Since it’s the beginning of a busy new school year for many of us, I thought it might be helpful for me to share my story, and hear from others on what works for them.

Before our experiment, here is how my life went: I worked full-time at as a Hallmark artist, and also did free-lance illustration work on the side. I also created a monthly comic strip for an alternative, conservative, free newspaper. Nights and weekends were a chance for me to work on my on-the-side stuff. So, on weekends, I would look around the house, and if everyone seemed to be occupied, and no kids were crying or poopy, I would tend to sneak off to my drawing board and get some work done.

Eventually my exasperated wife would come looking for me, usually holding a kid or two. She felt abandoned. We searched for a solution. We had already been toying with the idea of observing a formal Sabbath, but I had pretty much balked at the idea because I was too busy. (What a waste of time. A whole day – shot!) But I remember Mollie telling me, “If I knew I would get you for a full day on Sunday, I think I could live with you working the other six days.”

We decided to try it for one month. Sundays would be solely dedicated to church and family, and I wouldn’t do any paid work at all. Even if no one was poopy, I would be fully present and focused on Mollie and the kids. That was something like 20 years ago. Looking back, I shudder to think of what I almost missed.

Our Sabbath has taken various forms over the years. Mollie and I are interested in the Hebrew Roots of our faith, so for a time we observed a traditional Jewish Sabbath as best we could, complete with the lighting of candles at sunset, challah bread, and citing a blessing over each child over dinner, (which my kids thought was weird.) At other times we tried formal family devotions on our Sabbath. But mostly, our Sabbaths have been very unstructured, with the focus being on taking a rest from work, eating together, and, at some point, doing something together as a whole family, usually playing games.

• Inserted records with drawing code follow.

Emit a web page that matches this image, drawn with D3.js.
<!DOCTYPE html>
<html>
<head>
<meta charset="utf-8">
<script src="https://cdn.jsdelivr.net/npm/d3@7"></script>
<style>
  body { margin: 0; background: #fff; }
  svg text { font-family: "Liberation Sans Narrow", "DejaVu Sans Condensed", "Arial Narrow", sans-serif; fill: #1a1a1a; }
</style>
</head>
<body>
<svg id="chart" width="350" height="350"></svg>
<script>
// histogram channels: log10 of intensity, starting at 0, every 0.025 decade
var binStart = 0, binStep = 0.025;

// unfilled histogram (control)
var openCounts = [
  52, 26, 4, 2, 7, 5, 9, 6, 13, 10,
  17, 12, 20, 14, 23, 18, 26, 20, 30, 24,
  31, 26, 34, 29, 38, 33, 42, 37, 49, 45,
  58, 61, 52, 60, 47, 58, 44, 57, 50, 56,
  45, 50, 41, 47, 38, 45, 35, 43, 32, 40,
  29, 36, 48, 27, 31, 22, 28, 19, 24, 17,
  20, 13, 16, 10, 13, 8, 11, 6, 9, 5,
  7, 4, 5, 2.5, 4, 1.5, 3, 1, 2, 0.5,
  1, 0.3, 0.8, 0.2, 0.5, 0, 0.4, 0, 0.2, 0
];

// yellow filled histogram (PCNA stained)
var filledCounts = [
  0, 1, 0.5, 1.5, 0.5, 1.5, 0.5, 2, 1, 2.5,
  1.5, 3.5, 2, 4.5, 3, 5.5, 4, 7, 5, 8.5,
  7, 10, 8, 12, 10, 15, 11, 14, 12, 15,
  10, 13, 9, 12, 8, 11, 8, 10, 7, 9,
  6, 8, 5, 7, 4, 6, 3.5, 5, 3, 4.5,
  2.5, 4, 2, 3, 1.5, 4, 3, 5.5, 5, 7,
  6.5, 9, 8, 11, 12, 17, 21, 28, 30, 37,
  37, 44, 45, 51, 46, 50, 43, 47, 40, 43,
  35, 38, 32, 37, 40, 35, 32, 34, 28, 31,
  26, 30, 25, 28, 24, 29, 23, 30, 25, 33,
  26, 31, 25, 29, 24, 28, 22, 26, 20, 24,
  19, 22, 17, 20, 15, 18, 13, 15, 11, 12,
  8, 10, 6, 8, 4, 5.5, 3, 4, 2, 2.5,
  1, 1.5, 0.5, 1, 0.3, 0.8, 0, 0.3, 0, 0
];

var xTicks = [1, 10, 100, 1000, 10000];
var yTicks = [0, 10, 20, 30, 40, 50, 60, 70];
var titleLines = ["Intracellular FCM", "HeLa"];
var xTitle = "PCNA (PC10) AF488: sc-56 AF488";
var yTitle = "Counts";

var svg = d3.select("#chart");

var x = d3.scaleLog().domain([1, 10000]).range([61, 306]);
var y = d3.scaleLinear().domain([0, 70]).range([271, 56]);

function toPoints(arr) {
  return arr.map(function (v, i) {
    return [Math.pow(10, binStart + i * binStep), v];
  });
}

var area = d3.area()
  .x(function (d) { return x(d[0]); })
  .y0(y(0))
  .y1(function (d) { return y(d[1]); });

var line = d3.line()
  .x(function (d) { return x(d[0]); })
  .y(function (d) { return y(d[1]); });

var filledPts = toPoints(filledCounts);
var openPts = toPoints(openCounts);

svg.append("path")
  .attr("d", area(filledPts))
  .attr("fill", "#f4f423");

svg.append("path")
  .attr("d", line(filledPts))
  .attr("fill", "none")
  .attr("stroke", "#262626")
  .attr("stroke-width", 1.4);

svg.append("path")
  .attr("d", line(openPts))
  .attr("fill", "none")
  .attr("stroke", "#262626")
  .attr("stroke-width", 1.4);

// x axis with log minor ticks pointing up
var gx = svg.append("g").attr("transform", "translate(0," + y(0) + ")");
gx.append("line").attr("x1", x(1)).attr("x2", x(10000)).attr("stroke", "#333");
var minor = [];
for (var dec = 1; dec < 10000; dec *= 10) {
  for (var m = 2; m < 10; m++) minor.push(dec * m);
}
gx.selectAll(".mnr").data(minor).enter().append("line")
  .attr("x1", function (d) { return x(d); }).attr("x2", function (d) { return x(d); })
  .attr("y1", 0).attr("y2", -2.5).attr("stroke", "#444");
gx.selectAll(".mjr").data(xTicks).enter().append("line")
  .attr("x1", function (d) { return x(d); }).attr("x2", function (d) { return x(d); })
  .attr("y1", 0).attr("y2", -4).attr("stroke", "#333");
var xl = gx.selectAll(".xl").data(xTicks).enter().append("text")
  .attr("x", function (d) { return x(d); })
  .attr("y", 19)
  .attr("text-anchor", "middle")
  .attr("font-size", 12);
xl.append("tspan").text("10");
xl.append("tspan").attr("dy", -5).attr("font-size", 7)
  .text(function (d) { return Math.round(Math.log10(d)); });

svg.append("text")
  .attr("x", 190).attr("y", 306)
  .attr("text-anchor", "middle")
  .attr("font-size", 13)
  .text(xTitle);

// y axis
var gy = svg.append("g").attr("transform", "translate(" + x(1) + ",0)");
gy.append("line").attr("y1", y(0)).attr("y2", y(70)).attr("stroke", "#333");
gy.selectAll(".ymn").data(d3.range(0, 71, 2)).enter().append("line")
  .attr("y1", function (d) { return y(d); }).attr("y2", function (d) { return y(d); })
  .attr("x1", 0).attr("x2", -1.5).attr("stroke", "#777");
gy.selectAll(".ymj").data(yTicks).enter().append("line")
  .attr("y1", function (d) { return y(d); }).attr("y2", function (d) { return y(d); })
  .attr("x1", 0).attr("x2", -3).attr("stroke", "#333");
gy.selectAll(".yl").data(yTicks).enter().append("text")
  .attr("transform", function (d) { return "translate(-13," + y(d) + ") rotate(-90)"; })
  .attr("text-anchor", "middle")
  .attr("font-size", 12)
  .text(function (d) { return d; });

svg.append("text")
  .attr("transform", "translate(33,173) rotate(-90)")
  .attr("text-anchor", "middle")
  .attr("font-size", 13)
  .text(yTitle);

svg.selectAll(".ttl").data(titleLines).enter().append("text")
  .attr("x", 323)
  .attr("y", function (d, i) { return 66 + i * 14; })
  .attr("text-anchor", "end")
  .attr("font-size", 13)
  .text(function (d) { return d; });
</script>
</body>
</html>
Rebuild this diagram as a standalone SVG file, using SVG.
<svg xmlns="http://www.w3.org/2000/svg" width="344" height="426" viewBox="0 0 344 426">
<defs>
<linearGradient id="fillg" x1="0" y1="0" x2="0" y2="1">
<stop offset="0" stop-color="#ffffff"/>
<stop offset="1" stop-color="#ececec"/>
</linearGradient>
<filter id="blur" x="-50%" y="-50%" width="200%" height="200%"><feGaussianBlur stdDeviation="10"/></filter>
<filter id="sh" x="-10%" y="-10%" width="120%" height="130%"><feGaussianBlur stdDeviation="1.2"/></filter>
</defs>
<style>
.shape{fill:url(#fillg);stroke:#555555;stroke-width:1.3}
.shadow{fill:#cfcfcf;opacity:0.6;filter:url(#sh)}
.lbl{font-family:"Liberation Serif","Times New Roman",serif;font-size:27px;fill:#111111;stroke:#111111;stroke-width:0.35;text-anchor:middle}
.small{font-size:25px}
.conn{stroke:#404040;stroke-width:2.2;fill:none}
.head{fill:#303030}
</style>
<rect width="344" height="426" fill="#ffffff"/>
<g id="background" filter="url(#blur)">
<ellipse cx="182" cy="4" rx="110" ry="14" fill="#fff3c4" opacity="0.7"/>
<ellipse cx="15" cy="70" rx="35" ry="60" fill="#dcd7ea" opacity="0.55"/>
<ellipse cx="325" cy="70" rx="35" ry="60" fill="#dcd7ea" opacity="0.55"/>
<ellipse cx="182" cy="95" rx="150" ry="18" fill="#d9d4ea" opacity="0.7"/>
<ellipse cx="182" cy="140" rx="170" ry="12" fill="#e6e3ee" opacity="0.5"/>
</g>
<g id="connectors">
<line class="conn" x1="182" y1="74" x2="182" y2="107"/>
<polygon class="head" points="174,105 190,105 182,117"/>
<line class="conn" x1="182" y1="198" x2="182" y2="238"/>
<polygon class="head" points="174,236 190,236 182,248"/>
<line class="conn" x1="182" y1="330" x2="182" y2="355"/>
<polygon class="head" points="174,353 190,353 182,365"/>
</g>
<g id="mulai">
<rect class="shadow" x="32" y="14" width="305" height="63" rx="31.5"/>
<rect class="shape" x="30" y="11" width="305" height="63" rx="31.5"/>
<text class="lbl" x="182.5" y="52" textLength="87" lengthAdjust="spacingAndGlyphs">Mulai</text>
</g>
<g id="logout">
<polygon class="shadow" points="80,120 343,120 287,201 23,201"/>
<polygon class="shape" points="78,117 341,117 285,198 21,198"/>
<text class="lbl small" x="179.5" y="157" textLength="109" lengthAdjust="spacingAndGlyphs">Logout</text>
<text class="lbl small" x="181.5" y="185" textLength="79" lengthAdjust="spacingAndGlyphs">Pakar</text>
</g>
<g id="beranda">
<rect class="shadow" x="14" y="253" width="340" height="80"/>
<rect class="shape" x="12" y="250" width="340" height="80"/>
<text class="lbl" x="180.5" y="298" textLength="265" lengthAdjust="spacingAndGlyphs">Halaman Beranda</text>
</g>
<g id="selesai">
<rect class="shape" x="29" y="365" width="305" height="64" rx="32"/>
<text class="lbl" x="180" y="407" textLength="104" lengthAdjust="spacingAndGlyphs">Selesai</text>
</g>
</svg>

We have tried to not be religious and legalistic about this. As our kids grew older, sometimes they would have homework that had to be done, or there would be a birthday party or a meeting that had to be attended. But for the most part, our kids’ friends knew not to ask our kids to get together on Sunday because that was our family day. Eventually, our kids didn’t even mind that their friends thought our family was weird because they were having too much fun with us.

At times we had fight to keep our Sabbath set apart. We’d make an occasional exception, but we had to say “no” even to some good things. Once, our church’s youth group leadership was considering moving youth group meeting day to Sunday. We felt we had no choice but to decline participation should that change be made. Our Sabbath had become a non-negotiable priority. One parent argued that Sunday youth group could count as our family time, but I knew the dynamic would be different. Fortunately the change was never made made.

Today all but one of our five children have left home, but they are closer now to each other, and to Mollie and I, than ever. We attribute this partly to regular, face-to-face time every week. Now that two of our kids are married, some of them decided that we should all get together every other Sunday; whoever can make it. On the off Sundays Mollie and I still observe a Sabbath, and we sometimes use this time to get together with people that we want to “get together with sometime.”

We believe that life is about relationships, and our Sabbath observance has become a practical application of this. (Though honestly, sometimes we’re too exhausted to entertain people.)

For those who may be wondering about my loss in productivity, I believe that observing a Sabbath has actually made me more productive, because I’m not burnt out, and I hit the ground running on Mondays. But even if it hasn’t made me more productive, if I could have all the money I lost because of keeping a Sabbath, I wouldn’t trade it for the wealth of relationship I have today with my family.

If you find yourself frazzled and frustrated by an overfull schedule, why not try keeping a weekly Sabbath for one month, just to see what good might come of it? I’d also love to hear your stories of how you ensure regular family time.